Mr Thorn says the people of NSW are today paying too high a price for weak and ineffective liquor legislation and says harm minimisation must be elevated as the primary focus of the NSW Liquor Act.

“The Liquor Act as it currently stands is a failure. It has failed to protect the people of NSW from harm, and it has failed to protect the State from the enormous financial burden of alcohol abuse. Previous efforts to weaken the legislation, to shift its primary focus from health protection to industry pandering are now seen for what they were; an ill-conceived and colossal error on the part of Government,” Mr Thorn said.

NAAPA’s comprehensive submission to the statutory review of the NSW Liquor ACT 2007 and The Gaming and Liquor Administration Act 2007 includes a total of 20 recommendations.

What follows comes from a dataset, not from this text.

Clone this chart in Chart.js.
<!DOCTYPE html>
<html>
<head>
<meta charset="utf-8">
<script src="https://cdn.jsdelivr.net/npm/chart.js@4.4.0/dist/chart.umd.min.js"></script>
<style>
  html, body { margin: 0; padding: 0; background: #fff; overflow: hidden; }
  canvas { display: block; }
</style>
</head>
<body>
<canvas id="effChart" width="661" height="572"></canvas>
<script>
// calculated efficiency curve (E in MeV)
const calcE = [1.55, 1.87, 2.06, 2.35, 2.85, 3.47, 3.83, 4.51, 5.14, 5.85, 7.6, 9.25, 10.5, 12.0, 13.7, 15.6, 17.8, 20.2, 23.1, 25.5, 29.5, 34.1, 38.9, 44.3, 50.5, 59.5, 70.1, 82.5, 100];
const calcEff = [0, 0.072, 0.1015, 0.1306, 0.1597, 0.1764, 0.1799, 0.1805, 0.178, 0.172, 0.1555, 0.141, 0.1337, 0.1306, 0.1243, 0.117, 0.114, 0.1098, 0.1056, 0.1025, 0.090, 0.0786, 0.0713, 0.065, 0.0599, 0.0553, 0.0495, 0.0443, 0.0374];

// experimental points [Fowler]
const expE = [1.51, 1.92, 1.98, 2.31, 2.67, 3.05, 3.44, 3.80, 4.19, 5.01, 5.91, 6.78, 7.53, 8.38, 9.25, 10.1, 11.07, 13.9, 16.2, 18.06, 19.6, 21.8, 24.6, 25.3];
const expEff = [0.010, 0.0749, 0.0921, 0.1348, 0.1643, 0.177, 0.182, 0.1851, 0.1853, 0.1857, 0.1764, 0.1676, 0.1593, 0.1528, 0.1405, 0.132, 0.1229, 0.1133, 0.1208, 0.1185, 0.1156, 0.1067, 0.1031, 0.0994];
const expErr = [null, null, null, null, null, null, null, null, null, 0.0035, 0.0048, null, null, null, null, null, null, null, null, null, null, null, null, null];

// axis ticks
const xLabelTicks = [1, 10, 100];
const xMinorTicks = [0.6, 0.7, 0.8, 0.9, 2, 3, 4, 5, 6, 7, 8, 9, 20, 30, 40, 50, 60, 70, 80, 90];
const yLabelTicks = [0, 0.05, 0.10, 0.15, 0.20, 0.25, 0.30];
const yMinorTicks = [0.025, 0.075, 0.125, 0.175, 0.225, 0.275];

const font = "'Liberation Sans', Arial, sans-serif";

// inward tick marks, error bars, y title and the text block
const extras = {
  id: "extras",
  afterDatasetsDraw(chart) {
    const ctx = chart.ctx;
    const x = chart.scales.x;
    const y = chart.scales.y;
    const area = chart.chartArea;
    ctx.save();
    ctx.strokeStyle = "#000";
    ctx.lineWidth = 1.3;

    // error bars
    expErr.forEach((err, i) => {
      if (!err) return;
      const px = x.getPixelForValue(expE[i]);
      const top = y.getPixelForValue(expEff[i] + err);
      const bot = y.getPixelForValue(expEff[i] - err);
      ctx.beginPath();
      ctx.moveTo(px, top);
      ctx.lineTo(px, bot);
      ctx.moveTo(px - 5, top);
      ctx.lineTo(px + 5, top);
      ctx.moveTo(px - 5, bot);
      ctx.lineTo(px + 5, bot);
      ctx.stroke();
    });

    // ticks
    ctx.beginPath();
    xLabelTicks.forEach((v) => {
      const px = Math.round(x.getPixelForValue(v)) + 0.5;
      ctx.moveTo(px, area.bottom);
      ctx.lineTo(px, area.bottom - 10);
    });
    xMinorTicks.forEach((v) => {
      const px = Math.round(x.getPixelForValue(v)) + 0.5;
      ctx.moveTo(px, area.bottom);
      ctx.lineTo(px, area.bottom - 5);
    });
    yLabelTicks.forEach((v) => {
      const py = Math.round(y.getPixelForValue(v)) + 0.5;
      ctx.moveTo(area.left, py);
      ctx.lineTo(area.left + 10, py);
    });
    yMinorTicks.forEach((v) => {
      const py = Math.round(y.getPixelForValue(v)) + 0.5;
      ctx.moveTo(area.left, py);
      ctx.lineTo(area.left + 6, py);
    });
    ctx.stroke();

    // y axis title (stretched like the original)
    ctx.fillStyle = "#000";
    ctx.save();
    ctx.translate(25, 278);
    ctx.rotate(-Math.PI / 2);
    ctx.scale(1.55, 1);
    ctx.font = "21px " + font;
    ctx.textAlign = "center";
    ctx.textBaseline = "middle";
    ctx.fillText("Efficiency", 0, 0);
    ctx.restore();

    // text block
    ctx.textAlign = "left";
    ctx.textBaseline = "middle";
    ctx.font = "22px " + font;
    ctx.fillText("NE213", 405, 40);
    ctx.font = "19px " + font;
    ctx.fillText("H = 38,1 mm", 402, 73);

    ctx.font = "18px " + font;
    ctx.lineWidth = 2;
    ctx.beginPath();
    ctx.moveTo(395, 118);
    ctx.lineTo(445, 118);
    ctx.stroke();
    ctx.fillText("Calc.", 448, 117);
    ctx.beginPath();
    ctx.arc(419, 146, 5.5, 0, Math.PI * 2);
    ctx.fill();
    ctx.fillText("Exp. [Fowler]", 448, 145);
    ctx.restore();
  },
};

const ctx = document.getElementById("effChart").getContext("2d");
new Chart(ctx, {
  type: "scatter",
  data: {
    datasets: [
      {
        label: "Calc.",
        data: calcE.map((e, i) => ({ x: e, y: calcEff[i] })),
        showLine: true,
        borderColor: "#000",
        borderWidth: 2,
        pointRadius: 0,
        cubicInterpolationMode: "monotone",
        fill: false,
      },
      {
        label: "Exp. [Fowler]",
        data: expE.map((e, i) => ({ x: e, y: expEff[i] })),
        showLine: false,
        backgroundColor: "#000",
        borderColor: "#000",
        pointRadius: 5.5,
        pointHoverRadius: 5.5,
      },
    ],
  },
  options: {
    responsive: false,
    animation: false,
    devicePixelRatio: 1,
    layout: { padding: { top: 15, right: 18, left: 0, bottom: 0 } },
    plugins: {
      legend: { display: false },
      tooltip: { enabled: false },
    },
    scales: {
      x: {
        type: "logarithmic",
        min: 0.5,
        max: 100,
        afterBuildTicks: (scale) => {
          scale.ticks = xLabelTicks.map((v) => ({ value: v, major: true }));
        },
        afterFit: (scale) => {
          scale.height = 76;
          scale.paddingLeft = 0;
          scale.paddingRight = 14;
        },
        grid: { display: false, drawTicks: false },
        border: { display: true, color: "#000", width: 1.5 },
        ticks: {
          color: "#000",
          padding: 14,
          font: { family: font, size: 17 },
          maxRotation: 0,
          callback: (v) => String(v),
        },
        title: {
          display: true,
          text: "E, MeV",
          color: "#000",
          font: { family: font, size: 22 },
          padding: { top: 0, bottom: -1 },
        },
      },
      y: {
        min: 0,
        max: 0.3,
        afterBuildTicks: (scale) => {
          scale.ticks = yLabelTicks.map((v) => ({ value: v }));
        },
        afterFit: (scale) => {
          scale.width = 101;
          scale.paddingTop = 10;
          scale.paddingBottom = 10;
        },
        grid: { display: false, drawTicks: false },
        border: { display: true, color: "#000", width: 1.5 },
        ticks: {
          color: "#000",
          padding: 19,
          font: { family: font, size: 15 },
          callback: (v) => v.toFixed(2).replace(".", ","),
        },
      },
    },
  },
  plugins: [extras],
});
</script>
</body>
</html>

Among them, NAAPA also recommends that 24 hour trading be abolished, local communities be given a greater say in the licensing decisions that directly impact them and that liquor licensing responsibility be removed from the Department of Trade and Investment, arguing that licensing should not sit in an area that focuses in such a narrow, industry-dominated area.

Mr Scott Weber, President of the NSW Police Association says licensing authorities should be relocated within an independent office that better connects with policing, family and community services, health, justice, land planning and local government.

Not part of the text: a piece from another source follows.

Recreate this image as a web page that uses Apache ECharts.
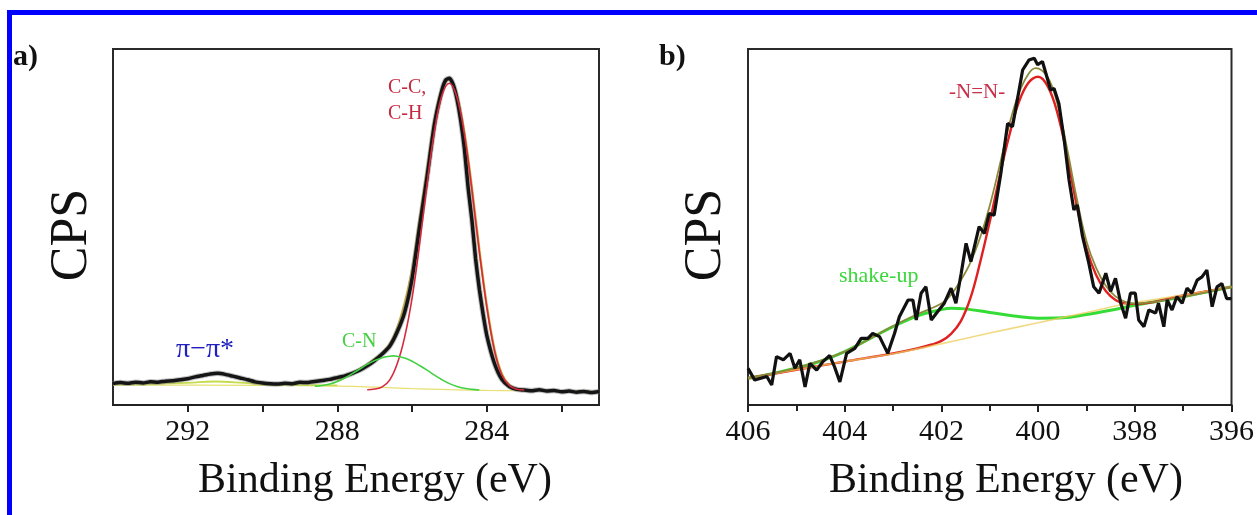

“The regulation of liquor licensing needs to be independent of vested industry interests. Under the Department of Trade and Investment’s accommodating watch, industry has been given the complete freedom to write its own rules with disastrous consequences. That can’t be allowed to continue if NSW wants to reduce its heavy alcohol toll,” Mr Weber said.

In 2011-12 there were 59,950 alcohol-related hospitalisations, 14,518 alcohol-related non-domestic assaults, and 10,079 alcohol-related domestic assaults in NSW.

Australian Medical Association NSW President, Associate Professor Brian Owler says the NSW Government must now commit to the introduction of evidence-based measures, before alcohol harms spiral further out of control.

“Every day we see firsthand in our hospital wards the impact that alcohol has on the community. This review is an opportunity for the Government to show some leadership on this issue and demonstrate they are serious about reducing alcohol-related harms in NSW,” Associate Professor Owler said.